AIM OF THE TASK
Reply with one number: the count of lines in the records below that hold "matplotlib".

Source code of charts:
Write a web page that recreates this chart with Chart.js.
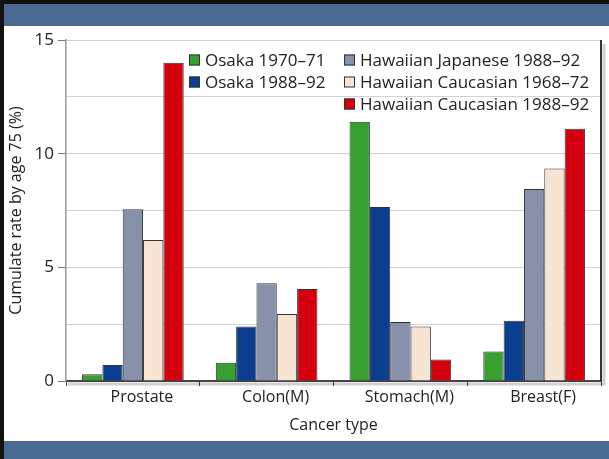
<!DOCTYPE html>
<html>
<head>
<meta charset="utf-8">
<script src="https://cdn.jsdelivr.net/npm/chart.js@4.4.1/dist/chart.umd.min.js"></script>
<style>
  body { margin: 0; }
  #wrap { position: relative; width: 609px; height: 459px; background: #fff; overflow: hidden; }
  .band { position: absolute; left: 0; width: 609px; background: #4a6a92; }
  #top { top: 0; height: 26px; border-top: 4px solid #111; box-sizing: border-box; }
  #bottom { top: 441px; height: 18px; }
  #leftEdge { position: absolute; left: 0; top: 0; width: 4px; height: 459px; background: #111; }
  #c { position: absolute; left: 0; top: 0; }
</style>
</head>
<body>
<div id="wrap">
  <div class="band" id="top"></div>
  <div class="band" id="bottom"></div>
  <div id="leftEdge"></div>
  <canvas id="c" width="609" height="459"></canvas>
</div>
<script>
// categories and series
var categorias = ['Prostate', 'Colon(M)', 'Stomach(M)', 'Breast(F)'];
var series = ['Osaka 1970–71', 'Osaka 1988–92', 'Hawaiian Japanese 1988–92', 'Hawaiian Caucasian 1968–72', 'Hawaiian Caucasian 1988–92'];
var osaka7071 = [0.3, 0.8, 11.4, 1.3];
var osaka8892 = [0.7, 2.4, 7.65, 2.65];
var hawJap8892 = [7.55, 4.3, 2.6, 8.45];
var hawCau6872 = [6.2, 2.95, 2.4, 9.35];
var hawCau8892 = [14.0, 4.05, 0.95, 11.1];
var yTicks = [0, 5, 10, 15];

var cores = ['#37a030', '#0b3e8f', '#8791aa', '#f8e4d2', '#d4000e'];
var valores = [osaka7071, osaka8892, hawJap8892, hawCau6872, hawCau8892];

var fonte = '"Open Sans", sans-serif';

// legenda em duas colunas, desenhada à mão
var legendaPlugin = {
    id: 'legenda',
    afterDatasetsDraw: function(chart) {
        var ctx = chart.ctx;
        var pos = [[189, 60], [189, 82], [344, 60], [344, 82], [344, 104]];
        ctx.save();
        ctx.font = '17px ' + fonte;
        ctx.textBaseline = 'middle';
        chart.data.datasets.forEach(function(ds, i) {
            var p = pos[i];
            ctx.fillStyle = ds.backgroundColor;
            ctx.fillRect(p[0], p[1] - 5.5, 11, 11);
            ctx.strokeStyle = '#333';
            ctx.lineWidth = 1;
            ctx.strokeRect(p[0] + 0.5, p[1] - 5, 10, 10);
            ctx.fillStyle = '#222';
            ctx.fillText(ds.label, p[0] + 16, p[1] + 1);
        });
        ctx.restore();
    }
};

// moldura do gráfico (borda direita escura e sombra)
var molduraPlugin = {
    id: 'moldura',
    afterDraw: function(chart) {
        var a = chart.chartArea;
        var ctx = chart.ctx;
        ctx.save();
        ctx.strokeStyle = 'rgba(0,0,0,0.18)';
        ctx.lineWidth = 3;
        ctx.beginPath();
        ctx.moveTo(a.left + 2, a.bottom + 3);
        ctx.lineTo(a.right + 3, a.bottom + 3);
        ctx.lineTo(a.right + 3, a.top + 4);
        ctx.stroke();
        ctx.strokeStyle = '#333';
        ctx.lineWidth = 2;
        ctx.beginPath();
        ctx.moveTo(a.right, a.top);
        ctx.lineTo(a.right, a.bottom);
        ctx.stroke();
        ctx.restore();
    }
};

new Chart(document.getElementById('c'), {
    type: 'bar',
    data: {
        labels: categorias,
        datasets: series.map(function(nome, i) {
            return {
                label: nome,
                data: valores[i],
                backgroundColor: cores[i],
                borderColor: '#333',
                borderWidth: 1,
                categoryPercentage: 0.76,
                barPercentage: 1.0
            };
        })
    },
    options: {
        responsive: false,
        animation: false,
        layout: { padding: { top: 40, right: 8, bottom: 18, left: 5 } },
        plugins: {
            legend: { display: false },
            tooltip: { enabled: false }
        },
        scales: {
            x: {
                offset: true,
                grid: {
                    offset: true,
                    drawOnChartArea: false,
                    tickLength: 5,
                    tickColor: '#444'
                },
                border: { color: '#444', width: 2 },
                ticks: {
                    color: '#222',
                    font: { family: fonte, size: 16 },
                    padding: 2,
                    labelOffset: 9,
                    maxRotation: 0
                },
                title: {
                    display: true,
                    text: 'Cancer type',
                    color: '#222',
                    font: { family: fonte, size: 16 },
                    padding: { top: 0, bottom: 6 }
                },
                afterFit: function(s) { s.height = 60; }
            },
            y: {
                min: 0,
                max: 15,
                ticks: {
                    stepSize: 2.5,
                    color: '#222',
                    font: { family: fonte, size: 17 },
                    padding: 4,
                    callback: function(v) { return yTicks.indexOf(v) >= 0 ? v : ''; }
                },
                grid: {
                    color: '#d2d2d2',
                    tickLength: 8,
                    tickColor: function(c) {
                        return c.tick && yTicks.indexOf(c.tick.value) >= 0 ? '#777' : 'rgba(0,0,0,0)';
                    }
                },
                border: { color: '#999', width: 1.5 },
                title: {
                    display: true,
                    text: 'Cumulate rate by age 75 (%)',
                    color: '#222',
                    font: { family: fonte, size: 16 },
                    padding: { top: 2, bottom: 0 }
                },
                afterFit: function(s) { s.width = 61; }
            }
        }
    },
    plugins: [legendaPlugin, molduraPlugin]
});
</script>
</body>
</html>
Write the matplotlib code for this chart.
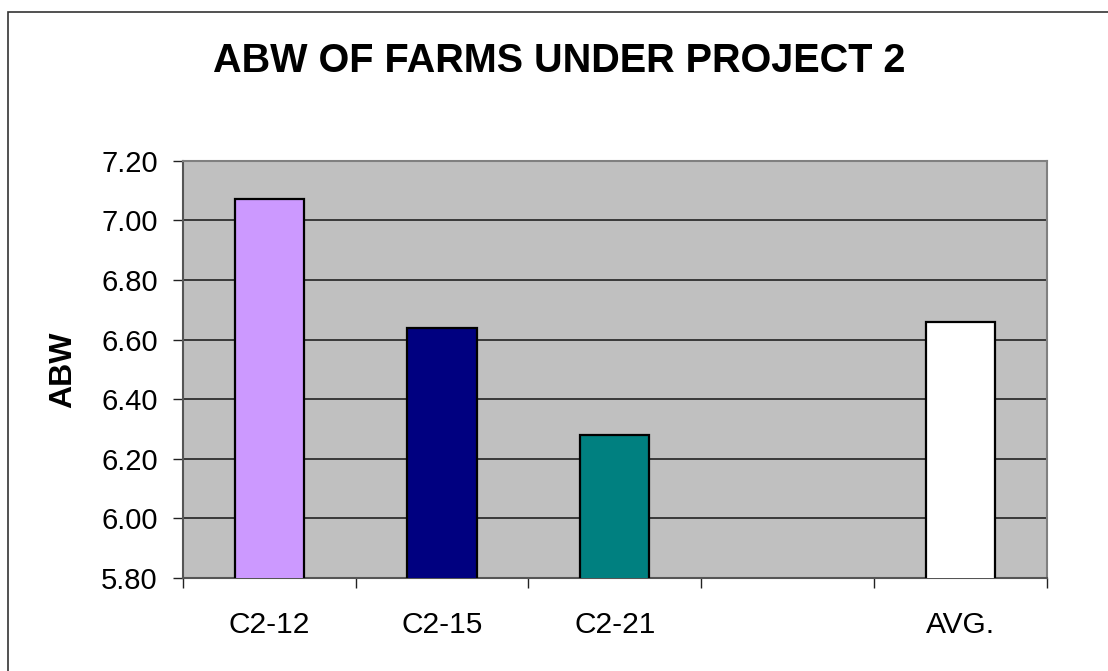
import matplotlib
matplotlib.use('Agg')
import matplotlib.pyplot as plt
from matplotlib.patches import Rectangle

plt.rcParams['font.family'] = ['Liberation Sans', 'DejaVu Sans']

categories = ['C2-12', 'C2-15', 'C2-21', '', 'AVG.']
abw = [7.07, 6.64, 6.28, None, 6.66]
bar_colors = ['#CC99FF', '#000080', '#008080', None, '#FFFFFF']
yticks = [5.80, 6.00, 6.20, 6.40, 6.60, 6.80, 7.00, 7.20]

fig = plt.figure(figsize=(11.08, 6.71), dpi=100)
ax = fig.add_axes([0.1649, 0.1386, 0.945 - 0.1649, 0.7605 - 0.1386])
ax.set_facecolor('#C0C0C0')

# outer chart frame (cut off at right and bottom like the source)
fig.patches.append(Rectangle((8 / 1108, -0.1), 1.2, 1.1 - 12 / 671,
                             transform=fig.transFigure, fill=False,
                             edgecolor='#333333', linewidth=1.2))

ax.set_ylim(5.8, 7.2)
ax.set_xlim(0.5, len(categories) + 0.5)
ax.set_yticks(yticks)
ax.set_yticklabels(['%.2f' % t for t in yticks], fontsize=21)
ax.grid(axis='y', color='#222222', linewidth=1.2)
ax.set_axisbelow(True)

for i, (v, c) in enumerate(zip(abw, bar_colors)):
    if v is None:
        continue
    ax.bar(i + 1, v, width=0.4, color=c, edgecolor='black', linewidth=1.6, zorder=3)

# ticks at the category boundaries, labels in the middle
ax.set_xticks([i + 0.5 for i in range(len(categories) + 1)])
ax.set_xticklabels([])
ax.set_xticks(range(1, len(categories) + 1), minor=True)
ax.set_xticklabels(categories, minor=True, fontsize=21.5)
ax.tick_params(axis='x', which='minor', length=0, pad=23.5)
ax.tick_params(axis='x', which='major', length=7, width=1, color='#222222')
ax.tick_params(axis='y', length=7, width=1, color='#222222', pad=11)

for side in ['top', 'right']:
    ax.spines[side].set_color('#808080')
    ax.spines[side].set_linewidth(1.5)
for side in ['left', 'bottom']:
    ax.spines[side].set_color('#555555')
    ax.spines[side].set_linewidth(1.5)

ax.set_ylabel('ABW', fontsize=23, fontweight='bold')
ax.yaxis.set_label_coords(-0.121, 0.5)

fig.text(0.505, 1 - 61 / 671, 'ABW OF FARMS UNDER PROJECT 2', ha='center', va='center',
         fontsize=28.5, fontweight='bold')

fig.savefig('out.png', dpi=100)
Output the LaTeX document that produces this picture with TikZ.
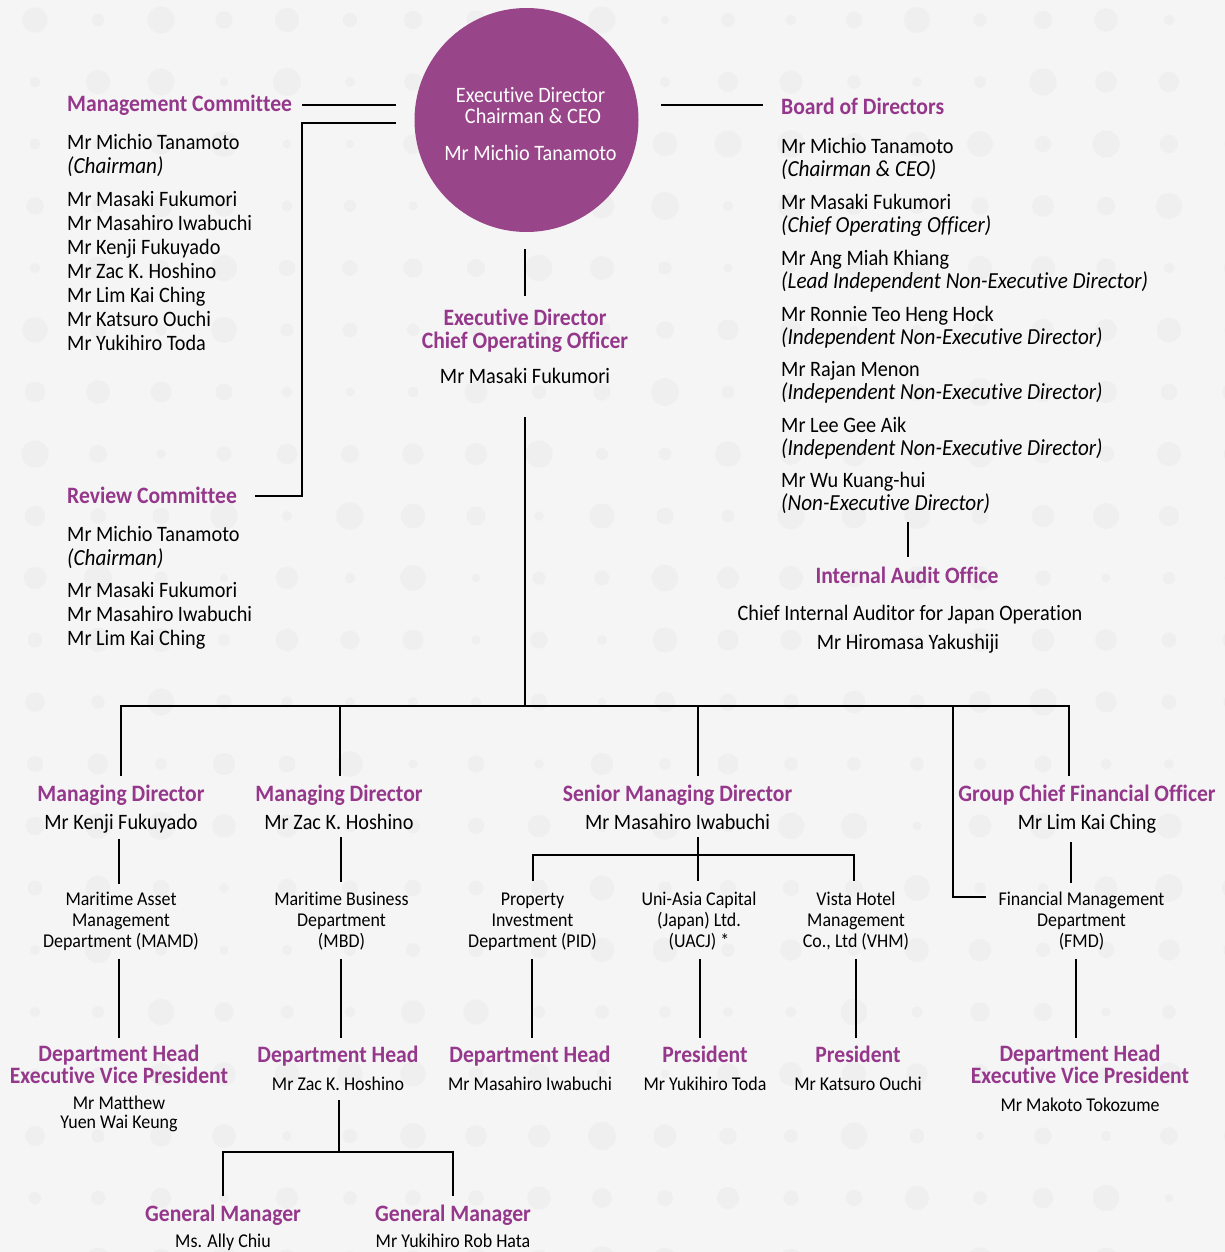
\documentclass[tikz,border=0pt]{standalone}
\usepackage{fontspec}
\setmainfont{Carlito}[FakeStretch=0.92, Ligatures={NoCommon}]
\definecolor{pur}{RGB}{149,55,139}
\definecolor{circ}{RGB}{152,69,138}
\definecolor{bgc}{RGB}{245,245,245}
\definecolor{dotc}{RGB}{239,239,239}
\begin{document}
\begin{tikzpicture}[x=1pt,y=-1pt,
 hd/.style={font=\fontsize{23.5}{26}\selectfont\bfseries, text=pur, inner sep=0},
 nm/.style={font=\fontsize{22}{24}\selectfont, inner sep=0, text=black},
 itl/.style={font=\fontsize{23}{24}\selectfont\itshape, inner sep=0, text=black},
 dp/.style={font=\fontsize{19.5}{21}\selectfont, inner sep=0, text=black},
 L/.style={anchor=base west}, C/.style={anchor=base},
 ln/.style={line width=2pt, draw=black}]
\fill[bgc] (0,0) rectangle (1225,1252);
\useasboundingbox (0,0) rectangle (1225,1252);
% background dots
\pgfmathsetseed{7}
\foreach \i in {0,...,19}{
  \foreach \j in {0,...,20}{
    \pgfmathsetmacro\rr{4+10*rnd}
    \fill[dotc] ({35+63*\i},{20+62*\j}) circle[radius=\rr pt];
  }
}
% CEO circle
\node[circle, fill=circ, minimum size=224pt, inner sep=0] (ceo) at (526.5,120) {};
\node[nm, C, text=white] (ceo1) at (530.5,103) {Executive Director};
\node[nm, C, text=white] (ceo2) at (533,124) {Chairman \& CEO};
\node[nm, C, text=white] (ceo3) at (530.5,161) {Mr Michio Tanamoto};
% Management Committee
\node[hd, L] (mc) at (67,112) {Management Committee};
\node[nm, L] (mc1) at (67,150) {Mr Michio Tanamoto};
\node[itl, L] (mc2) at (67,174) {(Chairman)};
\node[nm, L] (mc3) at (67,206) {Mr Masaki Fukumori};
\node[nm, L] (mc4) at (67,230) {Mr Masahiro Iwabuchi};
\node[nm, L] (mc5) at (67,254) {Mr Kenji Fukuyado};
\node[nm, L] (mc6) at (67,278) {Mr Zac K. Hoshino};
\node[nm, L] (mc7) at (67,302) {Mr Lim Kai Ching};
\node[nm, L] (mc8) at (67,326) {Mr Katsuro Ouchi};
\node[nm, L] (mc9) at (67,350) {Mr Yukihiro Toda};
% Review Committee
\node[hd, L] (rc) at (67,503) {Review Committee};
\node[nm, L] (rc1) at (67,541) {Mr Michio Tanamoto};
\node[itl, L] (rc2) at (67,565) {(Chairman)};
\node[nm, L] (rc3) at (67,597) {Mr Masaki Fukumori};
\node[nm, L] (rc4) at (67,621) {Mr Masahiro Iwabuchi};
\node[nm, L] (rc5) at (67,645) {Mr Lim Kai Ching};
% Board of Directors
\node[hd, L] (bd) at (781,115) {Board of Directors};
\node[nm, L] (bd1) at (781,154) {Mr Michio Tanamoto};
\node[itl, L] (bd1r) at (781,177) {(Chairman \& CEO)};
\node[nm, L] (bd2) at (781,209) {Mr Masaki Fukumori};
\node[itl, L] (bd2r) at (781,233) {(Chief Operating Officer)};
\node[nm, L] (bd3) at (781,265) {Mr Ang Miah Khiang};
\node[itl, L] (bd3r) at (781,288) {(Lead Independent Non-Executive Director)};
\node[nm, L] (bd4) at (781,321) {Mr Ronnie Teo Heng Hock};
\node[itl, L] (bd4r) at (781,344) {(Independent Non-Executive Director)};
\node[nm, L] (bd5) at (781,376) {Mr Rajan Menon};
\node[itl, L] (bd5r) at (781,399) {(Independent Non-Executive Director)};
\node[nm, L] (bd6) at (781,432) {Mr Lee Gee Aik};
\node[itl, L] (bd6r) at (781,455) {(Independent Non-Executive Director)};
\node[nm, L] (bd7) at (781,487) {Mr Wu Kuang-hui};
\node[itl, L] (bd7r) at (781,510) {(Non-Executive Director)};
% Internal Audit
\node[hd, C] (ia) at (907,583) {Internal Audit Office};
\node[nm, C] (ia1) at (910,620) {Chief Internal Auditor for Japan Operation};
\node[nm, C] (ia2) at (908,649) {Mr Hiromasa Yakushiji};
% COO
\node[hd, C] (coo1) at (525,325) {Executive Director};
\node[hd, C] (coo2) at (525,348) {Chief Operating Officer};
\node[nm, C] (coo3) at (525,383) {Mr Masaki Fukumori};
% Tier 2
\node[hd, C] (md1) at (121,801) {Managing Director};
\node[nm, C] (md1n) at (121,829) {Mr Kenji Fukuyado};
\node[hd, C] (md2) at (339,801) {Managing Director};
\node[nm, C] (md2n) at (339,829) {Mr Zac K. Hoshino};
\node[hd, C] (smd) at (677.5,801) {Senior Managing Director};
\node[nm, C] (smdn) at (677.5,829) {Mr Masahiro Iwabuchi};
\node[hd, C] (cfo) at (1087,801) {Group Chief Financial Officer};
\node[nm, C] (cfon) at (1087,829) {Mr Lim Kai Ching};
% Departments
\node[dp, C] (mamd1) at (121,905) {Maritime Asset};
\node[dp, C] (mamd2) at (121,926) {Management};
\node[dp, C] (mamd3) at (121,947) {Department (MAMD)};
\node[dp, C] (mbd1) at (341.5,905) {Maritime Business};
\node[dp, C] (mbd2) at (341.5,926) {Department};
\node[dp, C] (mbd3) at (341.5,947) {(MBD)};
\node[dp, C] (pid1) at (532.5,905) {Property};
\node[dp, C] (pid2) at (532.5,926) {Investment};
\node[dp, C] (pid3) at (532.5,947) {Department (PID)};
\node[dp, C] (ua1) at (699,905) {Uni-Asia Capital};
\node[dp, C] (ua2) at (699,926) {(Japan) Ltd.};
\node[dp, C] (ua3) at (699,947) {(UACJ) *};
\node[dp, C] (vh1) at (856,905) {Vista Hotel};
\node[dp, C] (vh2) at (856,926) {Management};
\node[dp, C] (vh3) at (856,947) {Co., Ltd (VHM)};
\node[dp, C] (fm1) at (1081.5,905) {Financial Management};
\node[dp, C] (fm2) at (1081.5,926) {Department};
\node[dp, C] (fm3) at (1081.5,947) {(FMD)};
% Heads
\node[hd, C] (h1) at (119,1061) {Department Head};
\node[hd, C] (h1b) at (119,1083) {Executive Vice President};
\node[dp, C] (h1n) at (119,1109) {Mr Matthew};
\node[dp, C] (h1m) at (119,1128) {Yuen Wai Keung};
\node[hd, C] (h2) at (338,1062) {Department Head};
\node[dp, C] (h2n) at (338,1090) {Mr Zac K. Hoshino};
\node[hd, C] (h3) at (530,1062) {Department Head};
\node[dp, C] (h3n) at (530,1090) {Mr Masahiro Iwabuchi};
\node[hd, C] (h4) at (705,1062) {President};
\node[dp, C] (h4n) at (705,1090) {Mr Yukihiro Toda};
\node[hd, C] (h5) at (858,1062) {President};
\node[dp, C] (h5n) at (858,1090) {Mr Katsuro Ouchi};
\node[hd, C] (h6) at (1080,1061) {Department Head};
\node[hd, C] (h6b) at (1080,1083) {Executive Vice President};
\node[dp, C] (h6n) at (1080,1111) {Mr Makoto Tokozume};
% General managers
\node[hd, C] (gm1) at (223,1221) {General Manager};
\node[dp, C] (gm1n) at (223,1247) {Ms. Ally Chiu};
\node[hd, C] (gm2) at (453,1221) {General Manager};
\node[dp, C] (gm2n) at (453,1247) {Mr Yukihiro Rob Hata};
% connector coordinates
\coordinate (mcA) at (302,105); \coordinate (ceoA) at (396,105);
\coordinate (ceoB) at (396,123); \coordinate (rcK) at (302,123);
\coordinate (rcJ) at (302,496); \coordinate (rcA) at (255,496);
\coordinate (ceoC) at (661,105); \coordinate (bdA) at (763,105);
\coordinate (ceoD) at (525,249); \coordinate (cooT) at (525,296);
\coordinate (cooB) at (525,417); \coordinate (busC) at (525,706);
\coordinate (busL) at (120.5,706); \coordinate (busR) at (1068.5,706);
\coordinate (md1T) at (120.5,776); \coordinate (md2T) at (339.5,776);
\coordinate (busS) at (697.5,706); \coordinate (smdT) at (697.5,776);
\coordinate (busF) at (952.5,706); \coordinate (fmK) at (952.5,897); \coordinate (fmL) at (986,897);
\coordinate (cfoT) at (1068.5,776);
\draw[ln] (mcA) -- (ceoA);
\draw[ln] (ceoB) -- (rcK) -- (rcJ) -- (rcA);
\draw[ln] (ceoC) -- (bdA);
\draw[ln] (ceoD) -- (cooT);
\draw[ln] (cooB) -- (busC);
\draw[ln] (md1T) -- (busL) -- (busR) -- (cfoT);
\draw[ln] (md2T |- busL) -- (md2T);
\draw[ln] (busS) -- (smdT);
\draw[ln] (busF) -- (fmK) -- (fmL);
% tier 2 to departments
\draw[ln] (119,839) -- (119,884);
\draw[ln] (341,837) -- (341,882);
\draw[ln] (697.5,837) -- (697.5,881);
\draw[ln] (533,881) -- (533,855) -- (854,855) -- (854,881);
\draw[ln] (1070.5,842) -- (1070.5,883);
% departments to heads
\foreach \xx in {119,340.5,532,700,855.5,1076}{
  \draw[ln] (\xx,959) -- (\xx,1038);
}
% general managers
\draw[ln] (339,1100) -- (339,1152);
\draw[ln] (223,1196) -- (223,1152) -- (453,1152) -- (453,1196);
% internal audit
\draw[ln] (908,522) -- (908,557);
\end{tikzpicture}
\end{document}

SOLUTION
5